Es fließen auch viele öffentliche Mittel in die Forschung. Experten schlagen vor, dass man dadurch auch Einfluss auf Mengen und Preise geltend machen sollte. Wie sehen Sie die Debatte? Durch die Pandemie haben wir alle gelernt, dass die Krisenvorsorge auf europäischer Ebene, wie etwa in Bezug auf elementare Versorgungsstrukturen, verbessert werden muss. Was die Arzneimittelstrategie angeht, so soll diese unter der deutschen Präsidentschaft ausgearbeitet und in den nächsten Monaten vorgelegt werden. Gerade bei der Entwicklung eines Corona-Impfstoffs ist ein gemeinsames europäisches Vorgehen von großer Bedeutung. Es laufen bereits Gespräche mit der Industrie, damit später der Zugang zu dem Impfstoff, der noch zu entwickeln ist, auch gewährleistet ist. Eine Patentfreistellung eines potenziellen Corona-Impfstoffes wäre aber sicher die beste Lösung.

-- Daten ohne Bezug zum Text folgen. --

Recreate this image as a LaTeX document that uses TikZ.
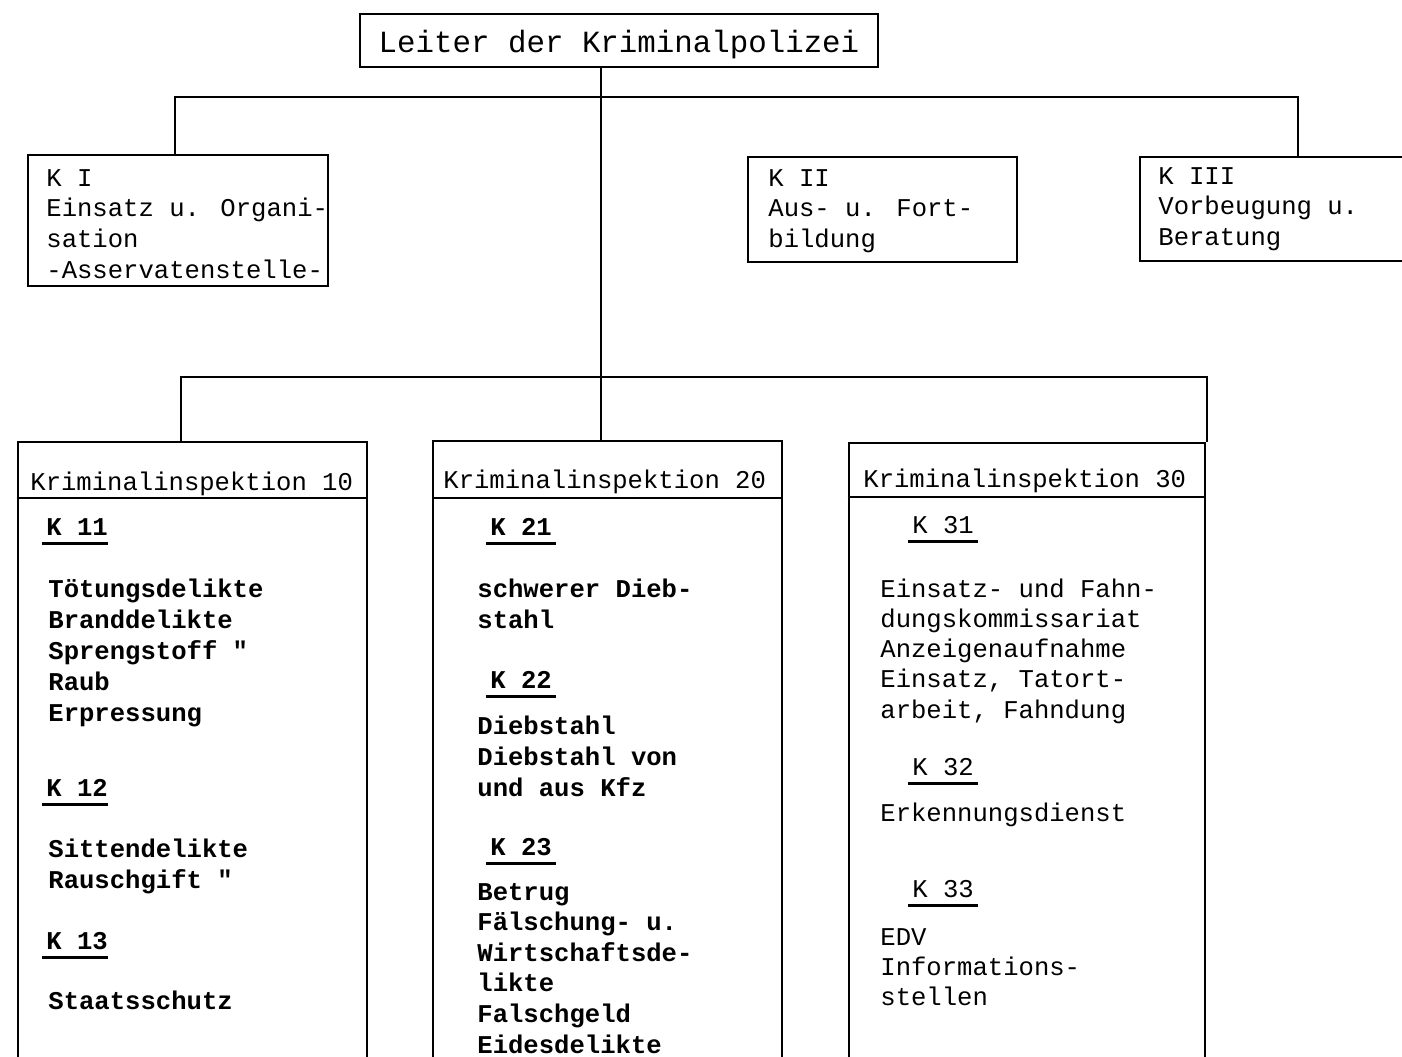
\documentclass[tikz,border=0pt]{standalone}
\usepackage{fontspec}
\setmainfont{Liberation Mono}[Ligatures=TeXOff]
\newcommand{\dq}{\symbol{34}}
\begin{document}
\begin{tikzpicture}[x=0.5pt,y=-0.5pt,
  box/.style={draw, line width=1.4pt, inner sep=0pt, rectangle},
  conn/.style={line width=1.3pt},
  uline/.style={line width=1.5pt},
  txt/.style={anchor=west, inner sep=0pt, yshift=-1.5pt, text height=0.7em, text depth=0.2em, font=\fontsize{12.8}{15}\selectfont},
  btxt/.style={txt, font=\fontsize{12.8}{15}\selectfont\bfseries},
  ttxt/.style={txt, anchor=center, yshift=-1pt, font=\fontsize{15.4}{18}\selectfont}]
\useasboundingbox (0,0) rectangle (1402,1056);
\clip (0,0) rectangle (1402,1056);
% boxes
\node[box, minimum width=259pt, minimum height=26.5pt] (top) at (619,40.5) {};
\node[box, minimum width=150pt, minimum height=65.5pt] (ki) at (178,220.5) {};
\node[box, minimum width=134.5pt, minimum height=52.5pt] (kii) at (882.5,209.5) {};
\node[box, minimum width=140pt, minimum height=52pt] (kiii) at (1280,209) {};
\node[box, minimum width=174.5pt, minimum height=319pt] (k10) at (192.5,761) {};
\node[box, minimum width=174.5pt, minimum height=319.5pt] (k20) at (607.5,760.5) {};
\node[box, minimum width=178pt, minimum height=318.5pt] (k30) at (1027,761.5) {};
% header dividers
\draw[box] (k10.west |- 0,498) -- (k10.east |- 0,498);
\draw[box] (k20.west |- 0,498) -- (k20.east |- 0,498);
\draw[box] (k30.west |- 0,497) -- (k30.east |- 0,497);
% connectors
\coordinate (spine) at (601,0);
\coordinate (a1) at (175,97);
\coordinate (a2) at (1298,97);
\coordinate (b1) at (181,377);
\coordinate (b2) at (1207,377);
\draw[conn] (top.south -| spine) -- (k20.north -| spine);
\draw[conn] (ki.north -| a1) -- (a1) -- (a2) -- (kiii.north -| a2);
\draw[conn] (k10.north -| b1) -- (b1) -- (b2) -- (k30.north -| b2);
% texts
\node[ttxt] (ttop) at (619,42) {Leiter der Kriminalpolizei};
\foreach \t [count=\i] in {K I, Einsatz u. Organi-, sation, -Asservatenstelle-}
  \node[txt] (ki\i) at (46,{178+30.7*(\i-1)}) {\t};
\foreach \t [count=\i] in {K II, Aus- u. Fort-, bildung}
  \node[txt] (kii\i) at (768,{178+30.7*(\i-1)}) {\t};
\foreach \t [count=\i] in {K III, Vorbeugung u., Beratung}
  \node[txt] (kiii\i) at (1158,{176+30.7*(\i-1)}) {\t};
\node[txt] (h10) at (30,482) {Kriminalinspektion 10};
\node[txt] (h20) at (443,480) {Kriminalinspektion 20};
\node[txt] (h30) at (863,479) {Kriminalinspektion 30};
% KI 10
\node[btxt] (k11) at (46,527) {K 11};
\node[btxt] (k12) at (46,788) {K 12};
\node[btxt] (k13) at (46,941) {K 13};
\foreach \n in {k11,k12,k13}
  \draw[uline] ([xshift=-2pt,yshift=-4pt]\n.base west) -- ([yshift=-4pt]\n.base east);
\foreach \t [count=\i] in {Tötungsdelikte, Branddelikte, Sprengstoff \dq, Raub, Erpressung}
  \node[btxt] (a\i) at (48,{589+31.2*(\i-1)}) {\t};
\foreach \t [count=\i] in {Sittendelikte, Rauschgift \dq}
  \node[btxt] (b\i) at (48,{849+31*(\i-1)}) {\t};
\node[btxt] (c1) at (48,1001) {Staatsschutz};
% KI 20
\node[btxt] (k21) at (490,527) {K 21};
\node[btxt] (k22) at (490,680) {K 22};
\node[btxt] (k23) at (490,847) {K 23};
\foreach \n in {k21,k22,k23}
  \draw[uline] ([xshift=-2pt,yshift=-4pt]\n.base west) -- ([xshift=2pt,yshift=-4pt]\n.base east);
\foreach \t [count=\i] in {schwerer Dieb-, stahl}
  \node[btxt] (d\i) at (477,{589+31*(\i-1)}) {\t};
\foreach \t [count=\i] in {Diebstahl, Diebstahl von, und aus Kfz}
  \node[btxt] (e\i) at (477,{726+31*(\i-1)}) {\t};
\foreach \t [count=\i] in {Betrug, Fälschung- u., Wirtschaftsde-, likte, Falschgeld, Eidesdelikte}
  \node[btxt] (f\i) at (477,{892+30.6*(\i-1)}) {\t};
% KI 30
\node[txt] (k31) at (912,525) {K 31};
\node[txt] (k32) at (912,767) {K 32};
\node[txt] (k33) at (912,889) {K 33};
\foreach \n in {k31,k32,k33}
  \draw[uline] ([xshift=-2pt,yshift=-4pt]\n.base west) -- ([xshift=2pt,yshift=-4pt]\n.base east);
\foreach \t [count=\i] in {Einsatz- und Fahn-, dungskommissariat, Anzeigenaufnahme, {Einsatz, Tatort-}, {arbeit, Fahndung}}
  \node[txt] (g\i) at (880,{589+30.3*(\i-1)}) {\t};
\node[txt] (h1) at (880,813) {Erkennungsdienst};
\foreach \t [count=\i] in {EDV, Informations-, stellen}
  \node[txt] (j\i) at (880,{937+30*(\i-1)}) {\t};
\end{tikzpicture}
\end{document}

Sie haben den elektronischen Impfpass angesprochen. Wie sehen die Pläne genau aus? Wir wollen als erste Priorität den elektronischen Impfpass in die Fläche bringen und hier auch die Ärzte in Boot holen. Solange wir nicht erinnert werden, sind wir träge und manches wird auch einfach verschwitzt. Die niedrige Impfquote ist nicht immer ein Verweigern des Impfens, sondern oft vielfach ein Vergessen des Zeitpunktes. Der E-Impfpass ist ein wichtiges Instrument, das wir aufgrund der Coronakrise nun vorziehen und bereits im Herbst mit einem Pilotprojekt starten werden. In einem ersten Schritt soll der E-Impfpass im Zuge des Pilotprojektes den Papierimpfpass mit den damit verbundenen Nachteilen ersetzen. In einem weiteren Schritt soll ein zentrales Impfregister unter strengsten Auflagen des Datenschutzes geschaffen werden, das eine schnellere Verfügbarkeit von Impfinformationen schafft. Somit werden valide Aussagen zu Durchimpfungsraten möglich. Ein zentrales Ziel ist es, eine Erinnerungsfunktion zu schaffen, die vor allem Vorteile für Patienten und Ärzte bringen wird. Im Zuge des Pilotprojektes sollen vor allem Anwendbarkeit, Akzeptanz bei Ärzten und Patienten sowie die Funktionalität evaluiert werden und in die weiteren Ausbauschritte einfließen.
Welche Pläne haben Sie zudem, um eine zweite Welle im Herbst möglichst gering zu halten? Es geht darum, wie wir Risikogruppen bestmöglich mit einer Grippe-Impfung schützen können, damit die Doppelbelastung für das Gesundheitswesen gering ist. Grundsätzlich sind wie schon gesagt Kinder – anders als bei Covid-19 – Hauptüberträger der Influenza. Für den Herbst und Winter setzen wir zudem darauf, dass die Maßnahmen, auf die wir als Allererstes gesetzt haben, nämlich Hygieneregeln wie Desinfektion und Händewaschen sowie Abstand halten, weiter beachtet werden. Der dritte Hebel gegen eine neue Infektionswelle im Schatten der Grippe wird eine Ausweitung der Testprogramme unter anderem auch mit einer deutlichen Aufwertung der praktischen Ärzte sein. Die Differenzierung und Testung wird im Herbst nicht mehr nur über die Hotline 1450 laufen können, hier werden wir stark die Allgemeinmediziner vor Ort brauchen.